Scale-free vortex cascade emerging from random forcing in a strongly coupled system

TL;DR

This study reveals a universal scale-free vortex cascade in a strongly coupled system under random forcing, linking turbulence and self-organized criticality through experimental and simulation data.

Contribution

It demonstrates the emergence of a scale-free vortex cascade in a strongly coupled system, unifying turbulence and SOC phenomena via experimental and model comparisons.

Findings

Scale-free vortex cascade observed in experiments and models.

Universal non-Gaussian PDFs of fluctuations identified.

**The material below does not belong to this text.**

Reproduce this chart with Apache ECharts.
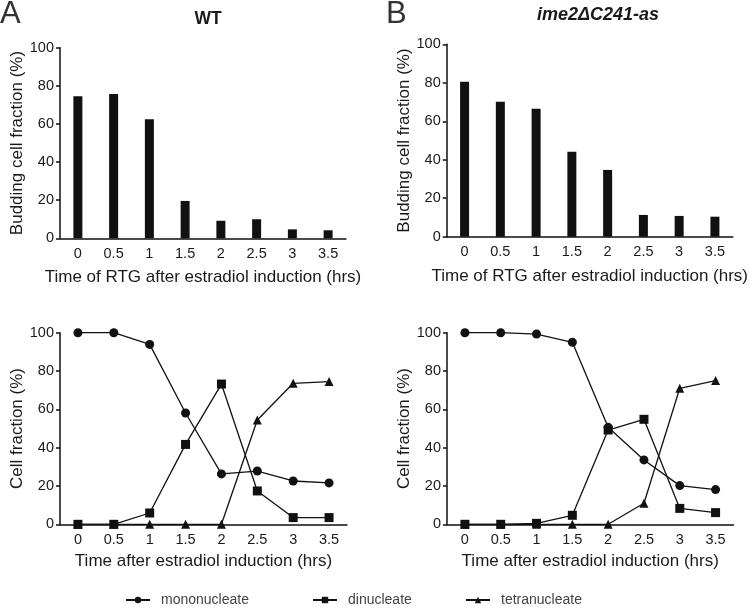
<!DOCTYPE html>
<html><head><meta charset="utf-8">
<script src="https://cdn.jsdelivr.net/npm/echarts@6/dist/echarts.min.js"></script>
<style>html,body{margin:0;padding:0;background:#fff}#c{width:750px;height:608px}</style>
</head><body><div id="c"></div>
<script>
var categories = ['0','0.5','1','1.5','2','2.5','3','3.5'];
var yTicks = [0,20,40,60,80,100];
var wtBudding = [74.5, 75.7, 62.4, 19.6, 9.2, 10.0, 4.7, 4.2];
var mutBudding = [80.6, 70.2, 66.5, 44.2, 34.7, 11.3, 10.8, 10.4];
var wtMono = [100, 100, 93.9, 58.1, 26.3, 27.8, 22.6, 21.6];
var wtDi = [0, 0, 5.9, 41.7, 73.2, 17.4, 3.5, 3.5];
var wtTetra = [0, 0, 0, 0, 0, 54.4, 73.6, 74.5];
var mutMono = [100, 100, 99.3, 95.0, 50.6, 33.6, 20.2, 18.1];
var mutDi = [0, 0, 0.5, 4.7, 49.2, 54.8, 8.3, 6.1];
var mutTetra = [0, 0, 0, 0, 0, 11.0, 71.0, 75.0];
var seriesNames = ['mononucleate','dinucleate','tetranucleate'];
var symbols = ['circle','rect','triangle'];

var FONT = '"Liberation Sans", Arial, sans-serif';
var TXT = '#1a1a1a';
var grids = [
  {left:60, top:47.7, width:286, height:190.6},
  {left:446.7, top:44.3, width:286.5, height:192.4},
  {left:60, top:332.7, width:287, height:191.6},
  {left:447, top:332.7, width:286.5, height:191.6}
];
var xNames = ['Time of RTG after estradiol induction (hrs)','Time of RTG after estradiol induction (hrs)',
  'Time after estradiol induction (hrs)','Time after estradiol induction (hrs)'];
var yNames = ['Budding cell fraction (%)','Budding cell fraction (%)','Cell fraction (%)','Cell fraction (%)'];
var xGaps = [31, 31, 29, 29];
var axisLine = {lineStyle:{color:'#111', width:1.5}};
var xAxes = grids.map(function(g,i){
  return {type:'category', gridIndex:i, data:categories, boundaryGap:true,
    axisLine:axisLine, axisTick:{alignWithLabel:true, length:5, lineStyle:{color:'#111',width:1.5}},
    axisLabel:{color:TXT, fontSize:14.5, fontFamily:FONT, margin:8},
    name:xNames[i], nameLocation:'middle', nameGap:xGaps[i],
    nameTextStyle:{color:TXT, fontSize:17, fontFamily:FONT}};
});
var yAxes = grids.map(function(g,i){
  return {type:'value', gridIndex:i, min:yTicks[0], max:yTicks[yTicks.length-1], interval:yTicks[1]-yTicks[0],
    axisLine:{show:true, lineStyle:{color:'#111', width:1.5}},
    axisTick:{show:true, length:4, lineStyle:{color:'#111',width:1.5}},
    splitLine:{show:false},
    axisLabel:{color:TXT, fontSize:14.5, fontFamily:FONT, margin:6},
    name:yNames[i], nameLocation:'middle', nameGap:33,
    nameTextStyle:{color:TXT, fontSize:17, fontFamily:FONT}};
});
var series = [
  {type:'bar', xAxisIndex:0, yAxisIndex:0, data:wtBudding, barWidth:9, itemStyle:{color:'#111'}},
  {type:'bar', xAxisIndex:1, yAxisIndex:1, data:mutBudding, barWidth:9, itemStyle:{color:'#111'}}
];
var lineSets = [[wtMono, wtDi, wtTetra],[mutMono, mutDi, mutTetra]];
lineSets.forEach(function(set, k){
  set.forEach(function(d, j){
    series.push({type:'line', name:seriesNames[j], xAxisIndex:2+k, yAxisIndex:2+k, data:d,
      symbol:symbols[j], symbolSize:9, showAllSymbol:true,
      lineStyle:{color:'#111', width:1.3}, itemStyle:{color:'#111'}, z: 3+j});
  });
});
var legendLefts = [125, 312, 465];
var legends = seriesNames.map(function(n,j){
  return {data:[n], left:legendLefts[j], top:593, padding:0, itemWidth:24, itemHeight:8, itemGap:10,
    textStyle:{color:'#444', fontSize:14, fontFamily:FONT, padding:[0,0,0,6]}};
});
var option = {
  animation:false,
  backgroundColor:'#fff',
  title:[
    {text:'A', left:0, top:-1, padding:0, textStyle:{fontSize:31, fontWeight:'normal', color:'#333', fontFamily:FONT}},
    {text:'B', left:386, top:-1, padding:0, textStyle:{fontSize:31, fontWeight:'normal', color:'#333', fontFamily:FONT}},
    {text:'WT', left:203, top:5, textAlign:'center', textStyle:{fontSize:17.5, fontWeight:'bold', color:TXT, fontFamily:FONT}},
    {text:'ime2\u0394C241-as', left:593, top:1, textAlign:'center', textStyle:{fontSize:18, fontWeight:'bold', fontStyle:'italic', color:TXT, fontFamily:FONT}}
  ],
  legend:legends,
  grid:grids,
  xAxis:xAxes,
  yAxis:yAxes,
  series:series
};
var chart = echarts.init(document.getElementById('c'), null, {renderer:'canvas'});
chart.setOption(option);
</script></body></html>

Cascade features consistent across different systems and conditions.

Abstract

The notions of self-organised criticality (SOC) and turbulence are traditionally considered to be applicable to disjoint classes of phenomena. Nevertheless, scale-free burst statistics is a feature shared by turbulent as well as self-organised critical dynamics. It has also been suggested that another shared feature is universal non-gaussian probability density functions (PDFs) of global fluctuations. Here, we elucidate the unifying aspects through analysis of data from a laboratory dusty plasma monolayer. We compare analysis of experimental data with simulations of a two-dimensional (2D) many-body system, of 2D fluid turbulence, and a 2D SOC model, all subject to random forcing at small scales. The scale-free vortex cascade is apparent from structure functions as well as spatio-temporal avalanche analysis, the latter giving similar results for the experimental and all model systems studied. The experiment exhibits global fluctuation statistics consistent with a non-gaussian universal PDF, but the model systems yield this result only in a restricted range of forcing conditions.